SUPPLIED DATA —
============
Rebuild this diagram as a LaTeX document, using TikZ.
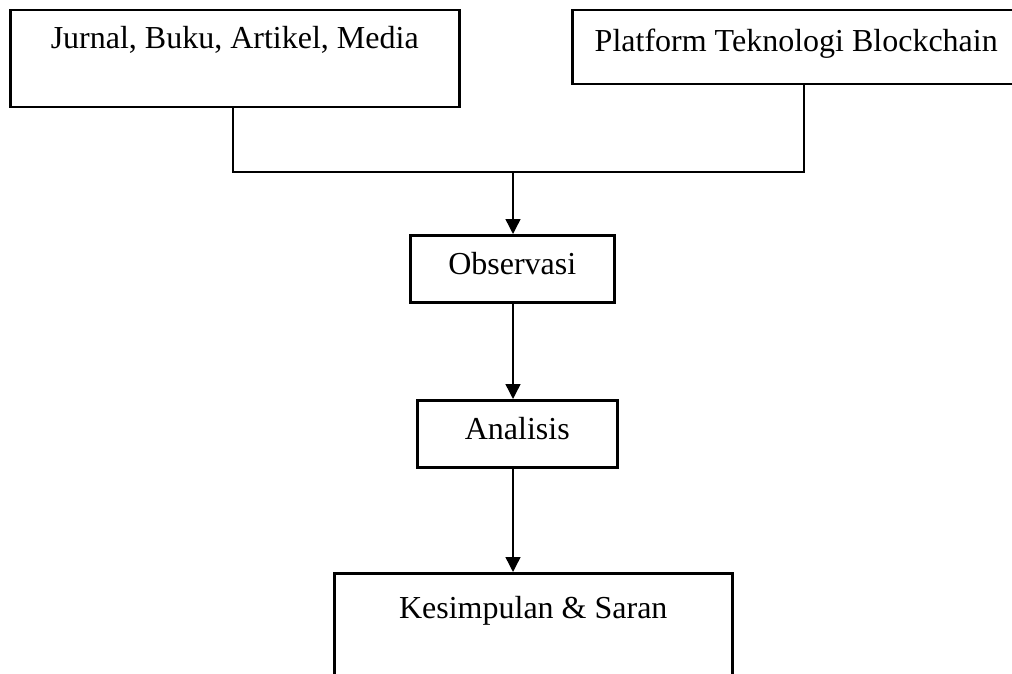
\documentclass[tikz,border=0pt]{standalone}
\usepackage{fontspec}
\setmainfont{Liberation Serif}
\usetikzlibrary{arrows.meta}

\tikzset{
    box/.style={draw, line width=2.5pt, inner sep=0pt, anchor=north west,
        font=\fontsize{32}{38}\selectfont},
    link/.style={line width=1.4pt},
    arrowlink/.style={link, -{Triangle[length=15pt,width=15pt]}}
}

\begin{document}
\begin{tikzpicture}[x=1pt,y=-1pt]

\useasboundingbox (0,0) rectangle (1012,674);

% Sources
\node[box,
    minimum width=449pt,
    text height=38pt,
    text depth=59pt] (sources) at (9,9) {Jurnal, Buku, Artikel, Media};

\node[box,
    minimum width=448pt,
    text height=41pt,
    text depth=33pt] (platform) at (571,9) {Platform Teknologi Blockchain};

% Steps
\node[box,
    minimum width=204pt,
    text height=39pt,
    text depth=28pt] (observasi) at (409,234) {Observasi};

\node[box,
    minimum width=200pt,
    text height=39pt,
    text depth=28pt] (analisis) at (416,399) {Analisis};

\node[box,
    minimum width=398pt,
    text height=45pt,
    text depth=70pt] (kesimpulan) at (333,572) {Kesimpulan \& Saran};

% Join line
\coordinate (joinL) at (233,172);
\coordinate (joinR) at (804,172);
\coordinate (joinM) at (513,172);

\draw[link] (sources.south -| joinL) -- (joinL) -- (joinR) -- (platform.south -| joinR);

% Arrows
\draw[arrowlink] (joinM) -- (joinM |- observasi.north);
\draw[arrowlink] (joinM |- observasi.south) -- (joinM |- analisis.north);
\draw[arrowlink] (joinM |- analisis.south) -- (joinM |- kesimpulan.north);

\end{tikzpicture}
\end{document}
============
WHAT IS BEING ASKED —
From the material above, reproduce everything verbatim except the pictures.

EXPECTED OUTPUT —
Rebuild this diagram as a LaTeX document, using TikZ.
\documentclass[tikz,border=0pt]{standalone}
\usepackage{fontspec}
\setmainfont{Liberation Serif}
\usetikzlibrary{arrows.meta}

\tikzset{
    box/.style={draw, line width=2.5pt, inner sep=0pt, anchor=north west,
        font=\fontsize{32}{38}\selectfont},
    link/.style={line width=1.4pt},
    arrowlink/.style={link, -{Triangle[length=15pt,width=15pt]}}
}

\begin{document}
\begin{tikzpicture}[x=1pt,y=-1pt]

\useasboundingbox (0,0) rectangle (1012,674);

% Sources
\node[box,
    minimum width=449pt,
    text height=38pt,
    text depth=59pt] (sources) at (9,9) {Jurnal, Buku, Artikel, Media};

\node[box,
    minimum width=448pt,
    text height=41pt,
    text depth=33pt] (platform) at (571,9) {Platform Teknologi Blockchain};

% Steps
\node[box,
    minimum width=204pt,
    text height=39pt,
    text depth=28pt] (observasi) at (409,234) {Observasi};

\node[box,
    minimum width=200pt,
    text height=39pt,
    text depth=28pt] (analisis) at (416,399) {Analisis};

\node[box,
    minimum width=398pt,
    text height=45pt,
    text depth=70pt] (kesimpulan) at (333,572) {Kesimpulan \& Saran};

% Join line
\coordinate (joinL) at (233,172);
\coordinate (joinR) at (804,172);
\coordinate (joinM) at (513,172);

\draw[link] (sources.south -| joinL) -- (joinL) -- (joinR) -- (platform.south -| joinR);

% Arrows
\draw[arrowlink] (joinM) -- (joinM |- observasi.north);
\draw[arrowlink] (joinM |- observasi.south) -- (joinM |- analisis.north);
\draw[arrowlink] (joinM |- analisis.south) -- (joinM |- kesimpulan.north);

\end{tikzpicture}
\end{document}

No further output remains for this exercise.